### What you should do
Return all of the data exactly, with nothing left out but the pictures.
——————————
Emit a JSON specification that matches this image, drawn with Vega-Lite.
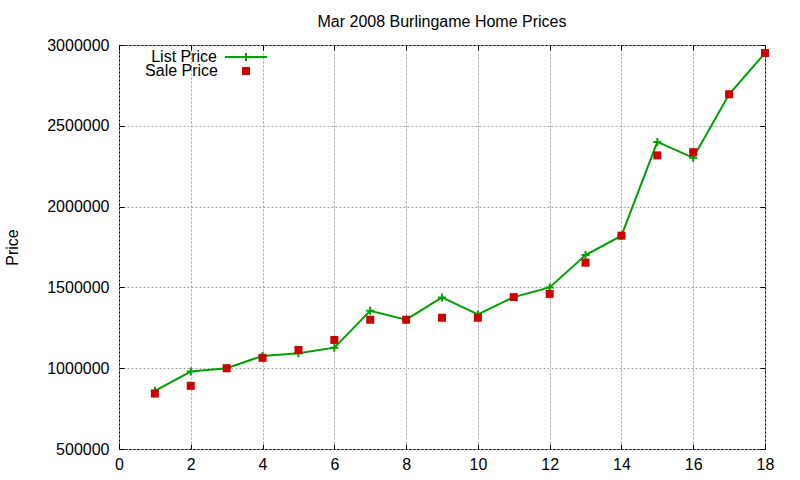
{
  "$schema": "https://vega.github.io/schema/vega-lite/v6.json",
  "width": 646,
  "height": 404,
  "autosize": {"type": "none"},
  "padding": {"left": 119, "top": 45, "right": 35, "bottom": 31},
  "background": "white",
  "title": {
    "text": "Mar 2008 Burlingame Home Prices",
    "fontSize": 16,
    "fontWeight": "normal",
    "font": "Liberation Sans",
    "color": "black",
    "offset": 5
  },
  "data": {
    "values": [
      {"x": 1, "list": 860000, "sale": 843000},
      {"x": 2, "list": 979000, "sale": 891000},
      {"x": 3, "list": 1000000, "sale": 1000000},
      {"x": 4, "list": 1076000, "sale": 1064000},
      {"x": 5, "list": 1093000, "sale": 1113000},
      {"x": 6, "list": 1127000, "sale": 1175000},
      {"x": 7, "list": 1355000, "sale": 1300000},
      {"x": 8, "list": 1300000, "sale": 1300000},
      {"x": 9, "list": 1438000, "sale": 1312000},
      {"x": 10, "list": 1333000, "sale": 1312000},
      {"x": 11, "list": 1440000, "sale": 1440000},
      {"x": 12, "list": 1500000, "sale": 1460000},
      {"x": 13, "list": 1700000, "sale": 1653000},
      {"x": 14, "list": 1820000, "sale": 1820000},
      {"x": 15, "list": 2400000, "sale": 2317000},
      {"x": 16, "list": 2302000, "sale": 2337000},
      {"x": 17, "list": 2695000, "sale": 2695000},
      {"x": 18, "list": 2950000, "sale": 2950000}
    ]
  },
  "config": {
    "view": {"stroke": "black", "strokeWidth": 1},
    "font": "Liberation Sans",
    "axis": {
      "domain": false,
      "labelFont": "Liberation Sans",
      "labelFontSize": 16,
      "labelColor": "black",
      "tickColor": "black",
      "tickSize": -5,
      "gridColor": "#a0a0a0",
      "gridDash": [2, 2],
      "gridWidth": 1,
      "gridOpacity": 1,
      "titleFont": "Liberation Sans",
      "titleFontSize": 16,
      "titleFontWeight": "normal",
      "titleColor": "black"
    },
    "legend": {
      "orient": "none",
      "padding": 0,
      "labelFont": "Liberation Sans",
      "labelFontSize": 16,
      "labelColor": "black",
      "labelAlign": "right",
      "title": null
    }
  },
  "layer": [
    {
      "mark": {"type": "line", "strokeWidth": 2},
      "encoding": {
        "x": {
          "field": "x",
          "type": "quantitative",
          "scale": {"domain": [0, 18], "nice": false, "zero": false},
          "axis": {"orient": "bottom", "title": null, "values": [0, 2, 4, 6, 8, 10, 12, 14, 16, 18], "format": "d", "labelPadding": 12, "labelFlush": false}
        },
        "y": {
          "field": "list",
          "type": "quantitative",
          "scale": {"domain": [500000, 3000000], "nice": false, "zero": false},
          "axis": {"orient": "left", "title": "Price", "titlePadding": 26, "values": [500000, 1000000, 1500000, 2000000, 2500000, 3000000], "format": "d", "labelPadding": 15, "labelFlush": false}
        },
        "color": {
          "datum": "List Price",
          "type": "nominal",
          "scale": {"range": ["#00a000"]},
          "legend": {
            "legendX": 105,
            "legendY": -10,
            "symbolType": "M-1,0H1M0,-0.19V0.19",
            "symbolSize": 1764,
            "symbolStrokeWidth": 2,
            "labelOffset": -51
          }
        }
      }
    },
    {
      "mark": {"type": "point", "shape": "M-1,0H1M0,-1V1", "filled": false, "stroke": "#00a000", "strokeWidth": 2, "size": 64, "opacity": 1},
      "encoding": {
        "x": {"field": "x", "type": "quantitative", "axis": null},
        "y": {"field": "list", "type": "quantitative", "axis": null}
      }
    },
    {
      "mark": {"type": "point", "shape": "square", "filled": true, "size": 64, "opacity": 1},
      "encoding": {
        "x": {"field": "x", "type": "quantitative", "axis": null},
        "y": {"field": "sale", "type": "quantitative", "axis": null},
        "fill": {
          "datum": "Sale Price",
          "type": "nominal",
          "scale": {"range": ["#cc0000"]},
          "legend": {
            "legendX": 119,
            "legendY": 18,
            "symbolType": "square",
            "symbolSize": 64,
            "symbolStrokeWidth": 0,
            "labelOffset": -36
          }
        }
      }
    },
    {
      "mark": {"type": "point", "opacity": 0},
      "encoding": {
        "x": {
          "field": "x",
          "type": "quantitative",
          "axis": {"orient": "top", "title": null, "labels": false, "grid": false, "values": [0, 2, 4, 6, 8, 10, 12, 14, 16, 18]}
        },
        "y": {
          "field": "list",
          "type": "quantitative",
          "axis": {"orient": "right", "title": null, "labels": false, "grid": false, "values": [500000, 1000000, 1500000, 2000000, 2500000, 3000000]}
        }
      }
    }
  ],
  "resolve": {"axis": {"x": "independent", "y": "independent"}}
}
——————————
### Complete answer
Emit a JSON specification that matches this image, drawn with Vega-Lite.
{
  "$schema": "https://vega.github.io/schema/vega-lite/v6.json",
  "width": 646,
  "height": 404,
  "autosize": {"type": "none"},
  "padding": {"left": 119, "top": 45, "right": 35, "bottom": 31},
  "background": "white",
  "title": {
    "text": "Mar 2008 Burlingame Home Prices",
    "fontSize": 16,
    "fontWeight": "normal",
    "font": "Liberation Sans",
    "color": "black",
    "offset": 5
  },
  "data": {
    "values": [
      {"x": 1, "list": 860000, "sale": 843000},
      {"x": 2, "list": 979000, "sale": 891000},
      {"x": 3, "list": 1000000, "sale": 1000000},
      {"x": 4, "list": 1076000, "sale": 1064000},
      {"x": 5, "list": 1093000, "sale": 1113000},
      {"x": 6, "list": 1127000, "sale": 1175000},
      {"x": 7, "list": 1355000, "sale": 1300000},
      {"x": 8, "list": 1300000, "sale": 1300000},
      {"x": 9, "list": 1438000, "sale": 1312000},
      {"x": 10, "list": 1333000, "sale": 1312000},
      {"x": 11, "list": 1440000, "sale": 1440000},
      {"x": 12, "list": 1500000, "sale": 1460000},
      {"x": 13, "list": 1700000, "sale": 1653000},
      {"x": 14, "list": 1820000, "sale": 1820000},
      {"x": 15, "list": 2400000, "sale": 2317000},
      {"x": 16, "list": 2302000, "sale": 2337000},
      {"x": 17, "list": 2695000, "sale": 2695000},
      {"x": 18, "list": 2950000, "sale": 2950000}
    ]
  },
  "config": {
    "view": {"stroke": "black", "strokeWidth": 1},
    "font": "Liberation Sans",
    "axis": {
      "domain": false,
      "labelFont": "Liberation Sans",
      "labelFontSize": 16,
      "labelColor": "black",
      "tickColor": "black",
      "tickSize": -5,
      "gridColor": "#a0a0a0",
      "gridDash": [2, 2],
      "gridWidth": 1,
      "gridOpacity": 1,
      "titleFont": "Liberation Sans",
      "titleFontSize": 16,
      "titleFontWeight": "normal",
      "titleColor": "black"
    },
    "legend": {
      "orient": "none",
      "padding": 0,
      "labelFont": "Liberation Sans",
      "labelFontSize": 16,
      "labelColor": "black",
      "labelAlign": "right",
      "title": null
    }
  },
  "layer": [
    {
      "mark": {"type": "line", "strokeWidth": 2},
      "encoding": {
        "x": {
          "field": "x",
          "type": "quantitative",
          "scale": {"domain": [0, 18], "nice": false, "zero": false},
          "axis": {"orient": "bottom", "title": null, "values": [0, 2, 4, 6, 8, 10, 12, 14, 16, 18], "format": "d", "labelPadding": 12, "labelFlush": false}
        },
        "y": {
          "field": "list",
          "type": "quantitative",
          "scale": {"domain": [500000, 3000000], "nice": false, "zero": false},
          "axis": {"orient": "left", "title": "Price", "titlePadding": 26, "values": [500000, 1000000, 1500000, 2000000, 2500000, 3000000], "format": "d", "labelPadding": 15, "labelFlush": false}
        },
        "color": {
          "datum": "List Price",
          "type": "nominal",
          "scale": {"range": ["#00a000"]},
          "legend": {
            "legendX": 105,
            "legendY": -10,
            "symbolType": "M-1,0H1M0,-0.19V0.19",
            "symbolSize": 1764,
            "symbolStrokeWidth": 2,
            "labelOffset": -51
          }
        }
      }
    },
    {
      "mark": {"type": "point", "shape": "M-1,0H1M0,-1V1", "filled": false, "stroke": "#00a000", "strokeWidth": 2, "size": 64, "opacity": 1},
      "encoding": {
        "x": {"field": "x", "type": "quantitative", "axis": null},
        "y": {"field": "list", "type": "quantitative", "axis": null}
      }
    },
    {
      "mark": {"type": "point", "shape": "square", "filled": true, "size": 64, "opacity": 1},
      "encoding": {
        "x": {"field": "x", "type": "quantitative", "axis": null},
        "y": {"field": "sale", "type": "quantitative", "axis": null},
        "fill": {
          "datum": "Sale Price",
          "type": "nominal",
          "scale": {"range": ["#cc0000"]},
          "legend": {
            "legendX": 119,
            "legendY": 18,
            "symbolType": "square",
            "symbolSize": 64,
            "symbolStrokeWidth": 0,
            "labelOffset": -36
          }
        }
      }
    },
    {
      "mark": {"type": "point", "opacity": 0},
      "encoding": {
        "x": {
          "field": "x",
          "type": "quantitative",
          "axis": {"orient": "top", "title": null, "labels": false, "grid": false, "values": [0, 2, 4, 6, 8, 10, 12, 14, 16, 18]}
        },
        "y": {
          "field": "list",
          "type": "quantitative",
          "axis": {"orient": "right", "title": null, "labels": false, "grid": false, "values": [500000, 1000000, 1500000, 2000000, 2500000, 3000000]}
        }
      }
    }
  ],
  "resolve": {"axis": {"x": "independent", "y": "independent"}}
}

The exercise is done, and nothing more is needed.